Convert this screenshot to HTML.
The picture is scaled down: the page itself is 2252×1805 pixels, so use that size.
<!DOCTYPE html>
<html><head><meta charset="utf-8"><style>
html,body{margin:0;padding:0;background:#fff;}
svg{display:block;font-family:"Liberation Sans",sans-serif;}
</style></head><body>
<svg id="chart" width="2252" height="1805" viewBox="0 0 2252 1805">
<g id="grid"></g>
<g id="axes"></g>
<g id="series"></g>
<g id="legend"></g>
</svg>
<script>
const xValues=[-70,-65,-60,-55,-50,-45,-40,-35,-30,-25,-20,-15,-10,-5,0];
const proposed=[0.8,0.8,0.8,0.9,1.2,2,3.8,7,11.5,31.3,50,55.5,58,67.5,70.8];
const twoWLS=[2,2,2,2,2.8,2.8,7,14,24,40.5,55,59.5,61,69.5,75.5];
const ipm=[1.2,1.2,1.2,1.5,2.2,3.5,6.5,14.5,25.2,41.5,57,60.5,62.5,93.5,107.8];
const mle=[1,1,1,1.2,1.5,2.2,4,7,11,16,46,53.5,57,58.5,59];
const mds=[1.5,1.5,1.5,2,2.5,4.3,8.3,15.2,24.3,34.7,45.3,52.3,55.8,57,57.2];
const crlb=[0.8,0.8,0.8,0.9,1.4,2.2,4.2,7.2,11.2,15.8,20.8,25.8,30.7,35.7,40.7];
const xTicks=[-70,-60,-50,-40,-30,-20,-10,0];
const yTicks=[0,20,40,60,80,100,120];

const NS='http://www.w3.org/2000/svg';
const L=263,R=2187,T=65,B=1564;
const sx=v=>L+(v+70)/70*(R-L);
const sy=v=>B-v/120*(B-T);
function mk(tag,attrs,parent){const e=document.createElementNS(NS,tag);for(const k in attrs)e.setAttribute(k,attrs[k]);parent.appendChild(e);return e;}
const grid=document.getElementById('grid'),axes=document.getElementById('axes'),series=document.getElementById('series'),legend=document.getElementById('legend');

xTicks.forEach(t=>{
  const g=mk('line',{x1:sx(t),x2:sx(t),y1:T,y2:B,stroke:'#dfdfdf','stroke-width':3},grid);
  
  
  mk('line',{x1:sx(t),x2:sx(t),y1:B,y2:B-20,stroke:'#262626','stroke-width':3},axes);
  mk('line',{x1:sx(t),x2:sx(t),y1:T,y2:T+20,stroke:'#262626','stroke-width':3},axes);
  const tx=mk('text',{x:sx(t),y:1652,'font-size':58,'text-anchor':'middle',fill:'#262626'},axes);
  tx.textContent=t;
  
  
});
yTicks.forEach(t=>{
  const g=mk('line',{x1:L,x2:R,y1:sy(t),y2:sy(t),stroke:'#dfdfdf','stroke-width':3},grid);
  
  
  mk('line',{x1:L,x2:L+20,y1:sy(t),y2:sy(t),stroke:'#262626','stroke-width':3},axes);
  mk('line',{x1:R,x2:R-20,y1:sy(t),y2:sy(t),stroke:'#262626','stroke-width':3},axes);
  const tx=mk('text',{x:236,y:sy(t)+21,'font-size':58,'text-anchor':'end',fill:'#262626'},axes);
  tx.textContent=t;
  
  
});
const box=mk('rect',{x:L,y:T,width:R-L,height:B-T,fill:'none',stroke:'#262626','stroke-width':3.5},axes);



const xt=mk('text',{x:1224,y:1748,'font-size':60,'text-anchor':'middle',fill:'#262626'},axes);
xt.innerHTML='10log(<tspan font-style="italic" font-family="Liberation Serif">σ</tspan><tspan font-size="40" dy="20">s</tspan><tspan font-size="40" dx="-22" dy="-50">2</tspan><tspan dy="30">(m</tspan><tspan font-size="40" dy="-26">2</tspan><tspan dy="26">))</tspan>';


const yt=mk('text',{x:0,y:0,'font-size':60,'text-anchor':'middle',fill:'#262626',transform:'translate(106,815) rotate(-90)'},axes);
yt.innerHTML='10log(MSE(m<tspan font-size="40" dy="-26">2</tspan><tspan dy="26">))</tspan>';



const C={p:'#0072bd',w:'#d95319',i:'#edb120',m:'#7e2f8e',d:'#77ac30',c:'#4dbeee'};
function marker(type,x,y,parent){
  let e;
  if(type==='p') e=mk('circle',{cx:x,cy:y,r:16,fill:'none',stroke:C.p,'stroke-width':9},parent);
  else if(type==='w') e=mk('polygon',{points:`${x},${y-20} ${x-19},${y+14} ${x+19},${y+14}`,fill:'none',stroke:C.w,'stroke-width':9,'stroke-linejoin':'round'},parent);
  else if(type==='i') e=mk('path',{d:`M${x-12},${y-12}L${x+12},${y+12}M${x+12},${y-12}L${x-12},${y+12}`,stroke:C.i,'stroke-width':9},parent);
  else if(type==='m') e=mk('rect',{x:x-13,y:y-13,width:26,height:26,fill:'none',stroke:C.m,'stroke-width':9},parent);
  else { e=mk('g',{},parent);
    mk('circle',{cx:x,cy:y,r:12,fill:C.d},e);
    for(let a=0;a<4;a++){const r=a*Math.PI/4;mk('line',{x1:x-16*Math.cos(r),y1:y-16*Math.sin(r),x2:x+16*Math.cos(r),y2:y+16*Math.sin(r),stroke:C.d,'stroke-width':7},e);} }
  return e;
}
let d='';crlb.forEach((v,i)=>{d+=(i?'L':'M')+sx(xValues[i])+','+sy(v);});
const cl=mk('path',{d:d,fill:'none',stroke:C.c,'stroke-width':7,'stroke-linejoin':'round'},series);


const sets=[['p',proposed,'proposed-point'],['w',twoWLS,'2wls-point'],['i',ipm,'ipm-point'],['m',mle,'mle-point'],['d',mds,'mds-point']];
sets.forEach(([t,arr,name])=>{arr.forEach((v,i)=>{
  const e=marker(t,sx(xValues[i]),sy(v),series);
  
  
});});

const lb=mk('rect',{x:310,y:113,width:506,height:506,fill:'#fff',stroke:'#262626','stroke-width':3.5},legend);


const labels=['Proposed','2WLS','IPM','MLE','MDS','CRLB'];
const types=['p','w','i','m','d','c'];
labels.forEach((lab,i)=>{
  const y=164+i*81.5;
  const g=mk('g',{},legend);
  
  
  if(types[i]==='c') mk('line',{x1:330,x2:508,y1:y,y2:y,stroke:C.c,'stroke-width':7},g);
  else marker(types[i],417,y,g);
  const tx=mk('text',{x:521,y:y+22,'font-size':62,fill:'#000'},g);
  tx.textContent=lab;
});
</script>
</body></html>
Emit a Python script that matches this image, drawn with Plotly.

> [Request]:
Reproduce the entries above in full, verbatim.

> [The completed task]:
Convert this screenshot to HTML.
The picture is scaled down: the page itself is 2252×1805 pixels, so use that size.
<!DOCTYPE html>
<html><head><meta charset="utf-8"><style>
html,body{margin:0;padding:0;background:#fff;}
svg{display:block;font-family:"Liberation Sans",sans-serif;}
</style></head><body>
<svg id="chart" width="2252" height="1805" viewBox="0 0 2252 1805">
<g id="grid"></g>
<g id="axes"></g>
<g id="series"></g>
<g id="legend"></g>
</svg>
<script>
const xValues=[-70,-65,-60,-55,-50,-45,-40,-35,-30,-25,-20,-15,-10,-5,0];
const proposed=[0.8,0.8,0.8,0.9,1.2,2,3.8,7,11.5,31.3,50,55.5,58,67.5,70.8];
const twoWLS=[2,2,2,2,2.8,2.8,7,14,24,40.5,55,59.5,61,69.5,75.5];
const ipm=[1.2,1.2,1.2,1.5,2.2,3.5,6.5,14.5,25.2,41.5,57,60.5,62.5,93.5,107.8];
const mle=[1,1,1,1.2,1.5,2.2,4,7,11,16,46,53.5,57,58.5,59];
const mds=[1.5,1.5,1.5,2,2.5,4.3,8.3,15.2,24.3,34.7,45.3,52.3,55.8,57,57.2];
const crlb=[0.8,0.8,0.8,0.9,1.4,2.2,4.2,7.2,11.2,15.8,20.8,25.8,30.7,35.7,40.7];
const xTicks=[-70,-60,-50,-40,-30,-20,-10,0];
const yTicks=[0,20,40,60,80,100,120];

const NS='http://www.w3.org/2000/svg';
const L=263,R=2187,T=65,B=1564;
const sx=v=>L+(v+70)/70*(R-L);
const sy=v=>B-v/120*(B-T);
function mk(tag,attrs,parent){const e=document.createElementNS(NS,tag);for(const k in attrs)e.setAttribute(k,attrs[k]);parent.appendChild(e);return e;}
const grid=document.getElementById('grid'),axes=document.getElementById('axes'),series=document.getElementById('series'),legend=document.getElementById('legend');

xTicks.forEach(t=>{
  const g=mk('line',{x1:sx(t),x2:sx(t),y1:T,y2:B,stroke:'#dfdfdf','stroke-width':3},grid);
  
  
  mk('line',{x1:sx(t),x2:sx(t),y1:B,y2:B-20,stroke:'#262626','stroke-width':3},axes);
  mk('line',{x1:sx(t),x2:sx(t),y1:T,y2:T+20,stroke:'#262626','stroke-width':3},axes);
  const tx=mk('text',{x:sx(t),y:1652,'font-size':58,'text-anchor':'middle',fill:'#262626'},axes);
  tx.textContent=t;
  
  
});
yTicks.forEach(t=>{
  const g=mk('line',{x1:L,x2:R,y1:sy(t),y2:sy(t),stroke:'#dfdfdf','stroke-width':3},grid);
  
  
  mk('line',{x1:L,x2:L+20,y1:sy(t),y2:sy(t),stroke:'#262626','stroke-width':3},axes);
  mk('line',{x1:R,x2:R-20,y1:sy(t),y2:sy(t),stroke:'#262626','stroke-width':3},axes);
  const tx=mk('text',{x:236,y:sy(t)+21,'font-size':58,'text-anchor':'end',fill:'#262626'},axes);
  tx.textContent=t;
  
  
});
const box=mk('rect',{x:L,y:T,width:R-L,height:B-T,fill:'none',stroke:'#262626','stroke-width':3.5},axes);



const xt=mk('text',{x:1224,y:1748,'font-size':60,'text-anchor':'middle',fill:'#262626'},axes);
xt.innerHTML='10log(<tspan font-style="italic" font-family="Liberation Serif">σ</tspan><tspan font-size="40" dy="20">s</tspan><tspan font-size="40" dx="-22" dy="-50">2</tspan><tspan dy="30">(m</tspan><tspan font-size="40" dy="-26">2</tspan><tspan dy="26">))</tspan>';


const yt=mk('text',{x:0,y:0,'font-size':60,'text-anchor':'middle',fill:'#262626',transform:'translate(106,815) rotate(-90)'},axes);
yt.innerHTML='10log(MSE(m<tspan font-size="40" dy="-26">2</tspan><tspan dy="26">))</tspan>';



const C={p:'#0072bd',w:'#d95319',i:'#edb120',m:'#7e2f8e',d:'#77ac30',c:'#4dbeee'};
function marker(type,x,y,parent){
  let e;
  if(type==='p') e=mk('circle',{cx:x,cy:y,r:16,fill:'none',stroke:C.p,'stroke-width':9},parent);
  else if(type==='w') e=mk('polygon',{points:`${x},${y-20} ${x-19},${y+14} ${x+19},${y+14}`,fill:'none',stroke:C.w,'stroke-width':9,'stroke-linejoin':'round'},parent);
  else if(type==='i') e=mk('path',{d:`M${x-12},${y-12}L${x+12},${y+12}M${x+12},${y-12}L${x-12},${y+12}`,stroke:C.i,'stroke-width':9},parent);
  else if(type==='m') e=mk('rect',{x:x-13,y:y-13,width:26,height:26,fill:'none',stroke:C.m,'stroke-width':9},parent);
  else { e=mk('g',{},parent);
    mk('circle',{cx:x,cy:y,r:12,fill:C.d},e);
    for(let a=0;a<4;a++){const r=a*Math.PI/4;mk('line',{x1:x-16*Math.cos(r),y1:y-16*Math.sin(r),x2:x+16*Math.cos(r),y2:y+16*Math.sin(r),stroke:C.d,'stroke-width':7},e);} }
  return e;
}
let d='';crlb.forEach((v,i)=>{d+=(i?'L':'M')+sx(xValues[i])+','+sy(v);});
const cl=mk('path',{d:d,fill:'none',stroke:C.c,'stroke-width':7,'stroke-linejoin':'round'},series);


const sets=[['p',proposed,'proposed-point'],['w',twoWLS,'2wls-point'],['i',ipm,'ipm-point'],['m',mle,'mle-point'],['d',mds,'mds-point']];
sets.forEach(([t,arr,name])=>{arr.forEach((v,i)=>{
  const e=marker(t,sx(xValues[i]),sy(v),series);
  
  
});});

const lb=mk('rect',{x:310,y:113,width:506,height:506,fill:'#fff',stroke:'#262626','stroke-width':3.5},legend);


const labels=['Proposed','2WLS','IPM','MLE','MDS','CRLB'];
const types=['p','w','i','m','d','c'];
labels.forEach((lab,i)=>{
  const y=164+i*81.5;
  const g=mk('g',{},legend);
  
  
  if(types[i]==='c') mk('line',{x1:330,x2:508,y1:y,y2:y,stroke:C.c,'stroke-width':7},g);
  else marker(types[i],417,y,g);
  const tx=mk('text',{x:521,y:y+22,'font-size':62,fill:'#000'},g);
  tx.textContent=lab;
});
</script>
</body></html>
Emit a Python script that matches this image, drawn with Plotly.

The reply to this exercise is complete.